In the past, he says, the big companies that Sisco sells to were more concerned about value for money than ethics. "But now, everything they do has to be good practice. It means they could refuse stuff from me if it turned out that anything was wrong. And because we have to pay upfront for everything in China, with no recourse, that would be terrible for us."

One area of business where Mr van Oortmerssen has been able to ensure high standards is the Chinese factories that supply Sisco.

"There are huge concerns among our customers that these factories are sweatshops - that they are working people overtime, that they are underpaying them, that they have under-age workers, and that health and safety is not up to scratch," explains Mr van Oortmerssen.

However, he works with a quality-control company in Hong Kong that carries out spot checks and even puts ghost workers in the plants. "We know everything is OK. But actually to persuade companies over here - even with the use of videos and photos of the factories - is very difficult."

He recently took the purchasing director and procurement manager of a new customer on a visit to China so they could inspect the factory and question staff. But, of course, that's not always possible. "Are there any official channels by which I can convince companies?"

WHAT THE EXPERTS SAY

Stephen Pegge, head of communications, Lloyds TSB Business

"Because the ability to prove that its wood products are ethically sourced is vital for Sisco's reputation, I would urge Mr van Oortmerssen to contact the Forest Stewardship Council UK. The FSC operates a recognised system of certification and product labelling that allows companies to identify wood products sourced from well-managed forests.

"Ultimately, if a certified or verified supply is not available and Sisco does not want to risk its reputation, it may need to source the product from other countries where the right ethical guarantees are available.

"Sisco should also look into joining the Ethical Trading Initiative, which is recognised by larger companies and lends credibility to its members.

"To underline its commitment further, Sisco could introduce its own formal ethical trading policy, which sets out its core values as a company. This policy should be made available to all suppliers and customers."

Teresa Fabian, senior manager, sustainable business solutions, PricewaterhouseCoopers

"Sisco is right to be concerned about its obligations and about practices in the Far East.

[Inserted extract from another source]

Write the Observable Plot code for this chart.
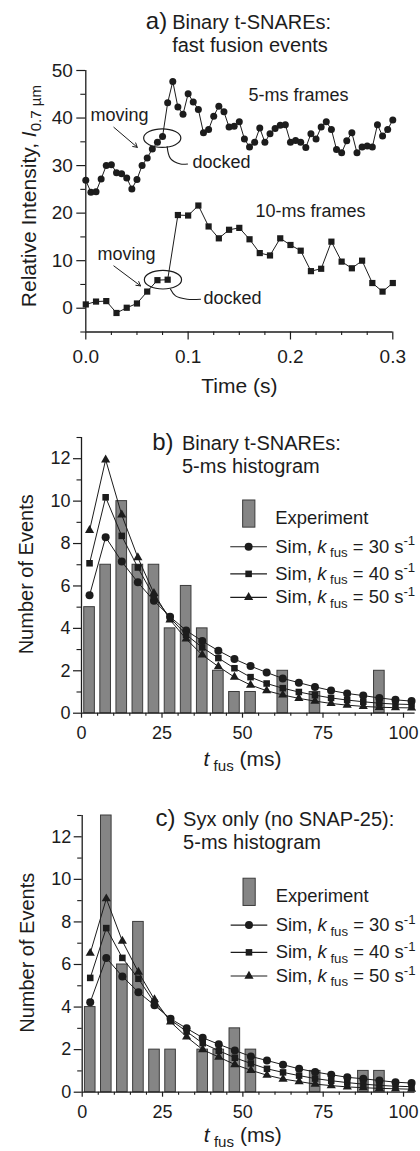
<!DOCTYPE html>
<html>
<head>
<meta charset="utf-8">
<script src="https://cdn.jsdelivr.net/npm/d3@7"></script>
<script src="https://cdn.jsdelivr.net/npm/@observablehq/plot@0.6"></script>
<style>
  body { margin: 0; background: #fff; width: 420px; }
  #chart svg { display: block; }
</style>
</head>
<body>
<div id="chart"></div>
<script>
// ---------------- DATA ----------------
// Panel a: relative intensity vs time
const time5ms = [0,0.005,0.01,0.015,0.02,0.025,0.03,0.035,0.04,0.045,0.05,0.055,0.06,0.065,0.07,0.075,0.08,0.085,0.09,0.095,0.1,0.105,0.11,0.115,0.12,0.125,0.13,0.135,0.14,0.145,0.15,0.155,0.16,0.165,0.17,0.175,0.18,0.185,0.19,0.195,0.2,0.205,0.21,0.215,0.22,0.225,0.23,0.235,0.24,0.245,0.25,0.255,0.26,0.265,0.27,0.275,0.28,0.285,0.29,0.295,0.3];
const intensity5ms = [26.9,24.4,24.5,27.2,30.0,30.2,28.5,28.3,27.4,25.1,27.1,30.0,31.6,33.5,34.9,36.1,43.2,47.7,42.3,40.8,45.1,43.4,41.8,36.9,37.6,40.4,42.5,41.3,38.1,38.3,39.2,35.6,33.9,34.9,37.9,34.9,36.7,37.8,38.5,38.6,34.9,35.3,34.9,33.8,36.7,35.6,38.1,39.2,37.6,33.4,32.7,35.2,36.9,32.7,33.9,34.1,33.9,38.6,36.2,37.6,39.6];
const time10ms = [0,0.01,0.02,0.03,0.04,0.05,0.06,0.07,0.08,0.09,0.1,0.11,0.12,0.13,0.14,0.15,0.16,0.17,0.18,0.19,0.2,0.21,0.22,0.23,0.24,0.25,0.26,0.27,0.28,0.29,0.3];
const intensity10ms = [0.8,1.4,1.5,-1.0,0.1,1.0,3.5,5.9,6.0,19.6,19.5,21.6,17.2,14.7,16.5,16.9,14.5,11.6,11.1,14.7,13.3,12.1,7.8,8.3,14.0,9.8,8.4,10.0,5.3,3.5,5.3];

// Panels b, c: histograms (5-ms bins) and simulations
const binCenters = [2.5,7.5,12.5,17.5,22.5,27.5,32.5,37.5,42.5,47.5,52.5,57.5,62.5,67.5,72.5,77.5,82.5,87.5,92.5,97.5];
const simTimes = [2.5,7.5,12.5,17.5,22.5,27.5,32.5,37.5,42.5,47.5,52.5,57.5,62.5,67.5,72.5,77.5,82.5,87.5,92.5,97.5,102.5];
const kFus = [30, 40, 50];

const expB = [5,7,10,7,7,4,6,4,2,1,1,0,2,0,1,0,0,0,2,0];
const simB30 = [5.56,8.3,7.15,6.17,5.3,4.55,3.9,3.4,2.95,2.55,2.22,1.92,1.64,1.44,1.24,1.07,0.93,0.83,0.72,0.63,0.57];
const simB40 = [7.07,10.18,8.36,6.87,5.5,4.5,3.7,3.1,2.6,2.12,1.7,1.4,1.18,1.0,0.85,0.72,0.62,0.54,0.47,0.43,0.41];
const simB50 = [8.62,11.95,9.35,7.34,5.65,4.4,3.5,2.75,2.2,1.7,1.33,1.06,0.86,0.7,0.57,0.46,0.38,0.32,0.28,0.26,0.25];

const expC = [4,13,6,8,2,2,0,2,2,3,2,0,0,0,1,0,0,1,1,0];
const simC30 = [4.23,6.31,5.44,4.7,4.08,3.45,3.0,2.56,2.25,1.96,1.68,1.49,1.29,1.1,0.95,0.82,0.7,0.63,0.55,0.47,0.43];
const simC40 = [5.37,7.71,6.31,5.33,4.2,3.4,2.85,2.3,1.95,1.62,1.35,1.1,0.93,0.78,0.64,0.54,0.45,0.38,0.32,0.28,0.26];
const simC50 = [6.53,9.09,7.1,5.64,4.35,3.3,2.6,2.0,1.65,1.3,1.03,0.8,0.62,0.5,0.38,0.31,0.25,0.21,0.18,0.16,0.14];

// Tick values
const yMajorA = [0,10,20,30,40,50];
const yMinorA = [-5,5,15,25,35,45];
const xMajorA = [0,0.1,0.2,0.3];
const xMinorA = [0.025,0.05,0.075,0.125,0.15,0.175,0.225,0.25,0.275];
const yMajorH = [0,2,4,6,8,10,12];
const yMinorH = [1,3,5,7,9,11,13];
const xMajorH = [0,25,50,75,100];
const xMinorH = [5,10,15,20,30,35,40,45,55,60,65,70,80,85,90,95];

// ---------------- STYLE ----------------
const FONT = "'Liberation Sans', Arial, Helvetica, sans-serif";
const INK = "#1c1c1c";
const BAR = "#858585";
const BAR_EDGE = "#3c3c3c";
const SYMBOLS = ["circle", "square", "triangle"];
const SYM_R = {circle: 4, square: 3.7, triangle: 3.4};
const TITLE_FS = 20;

// ellipse symbol (2:1) for annotations
const ellipseSymbol = {
  draw(ctx, size) {
    const ry = Math.sqrt(size / Math.PI), rx = 2 * ry, k = 0.5523;
    ctx.moveTo(rx, 0);
    ctx.bezierCurveTo(rx, k * ry, k * rx, ry, 0, ry);
    ctx.bezierCurveTo(-k * rx, ry, -rx, k * ry, -rx, 0);
    ctx.bezierCurveTo(-rx, -k * ry, -k * rx, -ry, 0, -ry);
    ctx.bezierCurveTo(k * rx, -ry, rx, -k * ry, rx, 0);
    ctx.closePath();
  }
};

const T = d => d;

// ---------------- PANEL A ----------------
const s5 = time5ms.map((t, i) => ({t, v: intensity5ms[i]}));
const s10 = time10ms.map((t, i) => ({t, v: intensity10ms[i]}));

const plotA = Plot.plot({
  width: 420, height: 400,
  marginLeft: 85.3, marginRight: 27.7, marginTop: 70, marginBottom: 68.5,
  x: {domain: [0, 0.3]},
  y: {domain: [-5, 50]},
  style: {fontFamily: FONT, color: INK, background: "white", display: "block"},
  marks: [
    Plot.ruleY([-5], {stroke: INK, strokeWidth: 1.3}),
    Plot.ruleX([0], {stroke: INK, strokeWidth: 1.3}),
    Plot.axisY(yMajorA, {tickSize: 9, tickPadding: 4, fontSize: 19, label: null, strokeWidth: 1.2}),
    Plot.axisY(yMinorA, {tickSize: 5, tickFormat: () => "", label: null, strokeWidth: 1.1}),
    Plot.axisX(xMajorA, {tickSize: 8, tickPadding: 9, fontSize: 19, label: null, tickFormat: d3.format(".1f"), strokeWidth: 1.2}),
    Plot.axisX(xMinorA, {tickSize: 3.5, tickFormat: () => "", label: null, strokeWidth: 1.1}),

    Plot.line(s5, {x: "t", y: "v", stroke: INK, strokeWidth: 1}),
    Plot.dot(s5, {x: "t", y: "v", r: 3.5, fill: INK, stroke: "none"}),
    Plot.line(s10, {x: "t", y: "v", stroke: INK, strokeWidth: 1}),
    Plot.dot(s10, {x: "t", y: "v", symbol: "square", r: 3.5, fill: INK, stroke: "none"}),

    // annotations
    Plot.text(["5-ms frames"], {x: 0.159, y: 44.75, text: T, textAnchor: "start", fontSize: 18, fill: INK}),
    Plot.text(["10-ms frames"], {x: 0.1658, y: 20.3, text: T, textAnchor: "start", fontSize: 18, fill: INK}),
    Plot.text(["moving"], {x: 0.0047, y: 40.6, text: T, textAnchor: "start", fontSize: 18, fill: INK}),
    Plot.text(["moving"], {x: 0.0114, y: 11.4, text: T, textAnchor: "start", fontSize: 18, fill: INK}),
    Plot.text(["docked"], {x: 0.1043, y: 30.7, text: T, textAnchor: "start", fontSize: 18, fill: INK}),
    Plot.text(["docked"], {x: 0.115, y: 2.2, text: T, textAnchor: "start", fontSize: 18, fill: INK}),
    Plot.arrow([{x1: 0.0274, y1: 38.05, x2: 0.0503, y2: 33.84}, {x1: 0.0274, y1: 8.9, x2: 0.0535, y2: 4.7}],
      {x1: "x1", y1: "y1", x2: "x2", y2: "y2", stroke: INK, strokeWidth: 1, headLength: 7}),
    Plot.dot([{x: 0.0747, y: 35.78}, {x: 0.0754, y: 6.0}],
      {x: "x", y: "y", r: 9.3, symbol: ellipseSymbol, fill: "none", stroke: INK, strokeWidth: 1.2}),
    Plot.line([
      {id: 1, x: 0.0795, y: 33.99}, {id: 1, x: 0.0828, y: 31.46}, {id: 1, x: 0.0925, y: 30.34}, {id: 1, x: 0.0994, y: 30.34},
      {id: 2, x: 0.0828, y: 4.0}, {id: 2, x: 0.0877, y: 2.59}, {id: 2, x: 0.0991, y: 1.9}, {id: 2, x: 0.1121, y: 1.9}
    ], {x: "x", y: "y", z: "id", curve: "catmull-rom", stroke: INK, strokeWidth: 1.1}),

    // title
    Plot.text(["a)"], {x: 0.0795, y: 60.4, text: T, textAnchor: "end", fontSize: 24, fill: INK}),
    Plot.text(["Binary t-SNAREs:"], {x: 0.0844, y: 60.06, text: T, textAnchor: "start", fontSize: TITLE_FS, fill: INK}),
    Plot.text(["fast fusion events"], {x: 0.0844, y: 55.2, text: T, textAnchor: "start", fontSize: TITLE_FS, fill: INK}),

    // axis titles
    Plot.text(["Time (s)"], {x: 0.15, y: -16.5, text: T, fontSize: 21, fill: INK}),
    Plot.text(["Relative Intensity, |i:I|sub:0.7 µm"], {x: -0.0557, y: 23.6, text: T, rotate: -90, fontSize: 21, fill: INK})
  ]
});

// ---------------- PANELS B, C ----------------
function histPanel(cfg) {
  const bars = binCenters.map((c, i) => ({c, n: cfg.exp[i]})).filter(d => d.n > 0);
  const series = cfg.sims.map(vals => simTimes.map((t, i) => ({t, v: vals[i]})));
  const rowY = [7.85, 6.57, 5.46];
  const marks = [
    Plot.rectY(bars, {x1: d => d.c - 1.65, x2: d => d.c + 1.65, y: "n", fill: BAR, stroke: BAR_EDGE, strokeWidth: 1}),
    Plot.ruleY([0], {stroke: INK, strokeWidth: 1.3}),
    Plot.ruleX([0], {stroke: INK, strokeWidth: 1.3}),
    Plot.axisY(yMajorH, {tickSize: 8, tickPadding: 3, fontSize: 18, label: null, strokeWidth: 1.2}),
    Plot.axisY(yMinorH, {tickSize: 4.5, tickFormat: () => "", label: null, strokeWidth: 1.1}),
    Plot.axisX(xMajorH, {tickSize: 5, tickPadding: 8, fontSize: 18, label: null, strokeWidth: 1.2}),
    Plot.axisX(xMinorH, {tickSize: 3, tickFormat: () => "", label: null, strokeWidth: 1.1})
  ];
  series.forEach(s => {
    marks.push(Plot.line(s, {x: "t", y: "v", stroke: INK, strokeWidth: 1}));
  });
  series.forEach((s, j) => {
    marks.push(Plot.dot(s, {x: "t", y: "v", symbol: SYMBOLS[j], r: SYM_R[SYMBOLS[j]], fill: INK, stroke: "none"}));
  });
  // legend
  marks.push(
    Plot.rect([0], {x1: 50.2, x2: 54, y1: 8.75, y2: 10.03, fill: BAR, stroke: BAR_EDGE, strokeWidth: 1}),
    Plot.text(["Experiment"], {x: 60.2, y: 9.2, text: T, textAnchor: "start", fontSize: 18.4, fill: INK})
  );
  kFus.forEach((k, j) => {
    marks.push(
      Plot.link([0], {x1: 46.2, x2: 57.6, y1: rowY[j], y2: rowY[j], stroke: INK, strokeWidth: 1.1}),
      Plot.dot([0], {x: 51.9, y: rowY[j], symbol: SYMBOLS[j], r: SYM_R[SYMBOLS[j]], fill: INK, stroke: "none"}),
      Plot.text([`Sim, |i:k|sub: fus| = ${k} s|sup:-1`], {x: 60.2, y: rowY[j], text: T, textAnchor: "start", fontSize: 18.4, fill: INK})
    );
  });
  // titles
  marks.push(
    Plot.text([cfg.tag], {x: cfg.tagX, y: cfg.tagY, text: T, textAnchor: "end", fontSize: 24, fill: INK}),
    Plot.text([cfg.title1], {x: cfg.titleX, y: cfg.title1Y, text: T, textAnchor: "start", fontSize: TITLE_FS, fill: INK}),
    Plot.text([cfg.title2], {x: cfg.titleX, y: cfg.title2Y, text: T, textAnchor: "start", fontSize: TITLE_FS, fill: INK}),
    Plot.text(["|i:t|sub: fus| (ms)"], {x: 50, y: cfg.xLabelY, text: T, fontSize: 21, fill: INK}),
    Plot.text(["Number of Events"], {x: -16.9, y: 6.55, text: T, rotate: -90, fontSize: 20, fill: INK})
  );
  return Plot.plot({
    width: 420, height: cfg.height,
    marginLeft: cfg.marginLeft, marginRight: 5.4, marginTop: cfg.marginTop, marginBottom: cfg.marginBottom,
    x: {domain: [0, 103.6]},
    y: {domain: [0, 13]},
    style: {fontFamily: FONT, color: INK, background: "white", display: "block"},
    marks
  });
}

const plotB = histPanel({
  height: 379, marginLeft: 81, marginTop: 37, marginBottom: 66.3,
  exp: expB, sims: [simB30, simB40, simB50],
  tag: "b)", tagX: 28.6, tagY: 12.78,
  title1: "Binary t-SNAREs:", title2: "5-ms histogram", titleX: 31.2, title1Y: 12.72, title2Y: 11.64,
  xLabelY: -2.15
});
const plotC = histPanel({
  height: 372, marginLeft: 81.7, marginTop: 36, marginBottom: 59.3,
  exp: expC, sims: [simC30, simC40, simC50],
  tag: "c)", tagX: 29.0, tagY: 12.89,
  title1: "Syx only (no SNAP-25):", title2: "5-ms histogram", titleX: 31.4, title1Y: 12.83, title2Y: 11.75,
  xLabelY: -2.0
});

const chart = document.getElementById("chart");
chart.append(plotA, plotB, plotC);

// ---------------- rich text (italic / sub / superscript) ----------------
function rich(svg) {
  const NS = "http://www.w3.org/2000/svg";
  svg.querySelectorAll("text").forEach(el => {
    const s = el.textContent;
    if (!s.includes("|")) return;
    const fs = parseFloat(getComputedStyle(el).fontSize) || 16;
    el.textContent = "";
    el.style.whiteSpace = "pre";
    let shift = 0;
    s.split("|").forEach(part => {
      if (!part) return;
      const m = /^(i|sub|sup):(.*)$/.exec(part);
      const kind = m ? m[1] : "n";
      const txt = m ? m[2] : part;
      const ts = document.createElementNS(NS, "tspan");
      let target = 0;
      if (kind === "sub") { ts.setAttribute("font-size", (0.72 * fs).toFixed(1)); target = 0.25 * fs; }
      if (kind === "sup") { ts.setAttribute("font-size", (0.72 * fs).toFixed(1)); target = -0.4 * fs; }
      if (kind === "i") ts.setAttribute("font-style", "italic");
      const dy = target - shift;
      if (dy) ts.setAttribute("dy", dy.toFixed(2));
      shift = target;
      ts.textContent = txt;
      el.appendChild(ts);
    });
  });
}
[plotA, plotB, plotC].forEach(rich);
</script>
</body>
</html>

"I would recommend engaging with those key customers that have set standards in this area to understand more clearly what kind of evidence they expect and how their demands can be implemented in practice.

"It is unlikely that video footage alone will give much comfort to an informed buyer, as many issues of non-compliance are not visible. As such, supplier evaluation using a variety of techniques, including employee interviews and document testing, would be needed.

"Using local expertise is the right way to go, though I would seek reassurance that your local partners are credible across social and environmental issues and have the necessary skills. Product quality alone is no longer sufficient.

"Sisco should be able to demonstrate that it has clear, responsible sourcing standards. These should be incorporated into pre-selection criteria, contracts and continuing evaluation mechanisms."

Simon Webley, research director, Institute of Business Ethics

"Sisco has a dilemma. Even if it puts pressure on its dealers to prove that the wood comes only from sustainable forests, it may not be heard above the demands of the less scrupulous buyers. A possible solution lies in a collaborative approach - things would change if the requirements were coming from a group of customers. Ultimately, unless the dealers listened, they could end up with little business.

"To persuade its own customers that standards in the areas from where the wood is sourced are high, Sisco could consider a shared approach to auditing. A good example is the International Council of Toy Industries, which launched a programme using a common monitoring protocol to check the factories making toys against a code of business practice.

"The aim is to certify that practices at the sourcing factories are approved by a recognised body."